Thoreau told time by the train whistle from the nearby tracks which he thought often disrupted his contented existence. He preferred the sounds of whip-poor-wills, owls, loons, frogs, chattering squirrels and distant crowing roosters. Thoreau spent much of his time observing everything from the seasonal changes of trees and plants to the activity of the animals around him. He spent hours with self-assignments such as with a rock and string ascertaining the depth of Walden Pond to a degree that he could map the entire bottom of the lake.
Some of my favorite passages I have underlined in my most worn copy of “Walden” are:
“I would rather sit on a pumpkin and have it all to myself, than be crowded on a velvet cushion.”
“I learned this, at least, by my experiment; that if one advances confidently in the direction of his dreams, and endeavors to live the life which he has imagined, he will meet with a success unexpected in common hours.”
“However mean your life is, meet it and live it; do not shun it and call it hard names.”
“A simple and independent mind does not toil at the bidding of any prince”.
“As for the pyramids, there is nothing to wonder at in them so much as the fact that so many men could be found degraded enough to spend their lives constructing a tomb for some ambitious booby, whom it would have been wiser and manlier to have drowned in the Nile, and then given his body to the dogs”.
“Why should we live with such hurry and waste of life… When we are unhurried and wise, we perceive that only great and worthy things have any permanent and absolute existence, that petty fears and petty pleasures are but the shadow of the reality”.
“Every man is the builder of a temple called his body…We are all sculptors and painters, and our material is our own flesh and blood and bones”.
“You must live in the present, launch yourself on every wave, find your eternity in each moment”.
“Time is but the stream I go a-fishing in.
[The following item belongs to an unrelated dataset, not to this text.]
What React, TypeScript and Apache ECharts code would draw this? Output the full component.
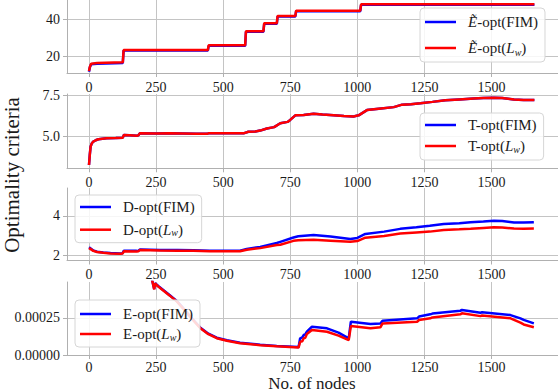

I drink at it; but while I drink I see the sandy bottom and detect how shallow it is”.
“Why should we be in such desperate haste to succeed, and in such desperate enterprises? If a man does not keep pace with his companions, perhaps it is because he hears a different drummer. Let him step to the music which he hears, how ever measured or far away”.
Today I eagerly express my thanks for the work that Henry David Thoreau left behind for me to discover. It served a large role in my “awakening” starting around ten years back. It was then that I began to uncover the real meaning and purpose of my life. While a difficult journey, I am deeply grateful for the discoveries I have made since that initial inspiration. Further, there is much thankfulness within for the 14 years of life I have already had beyond that of Thoreau’s time on Earth.
My writing is far below the caliber of his work. My thoughts are not as original and deep. However, I do hope in a small way I am showing my deep gratefulness to Mr. Thoreau for his impact on my life by playing forward his original thoughts of 160 years ago.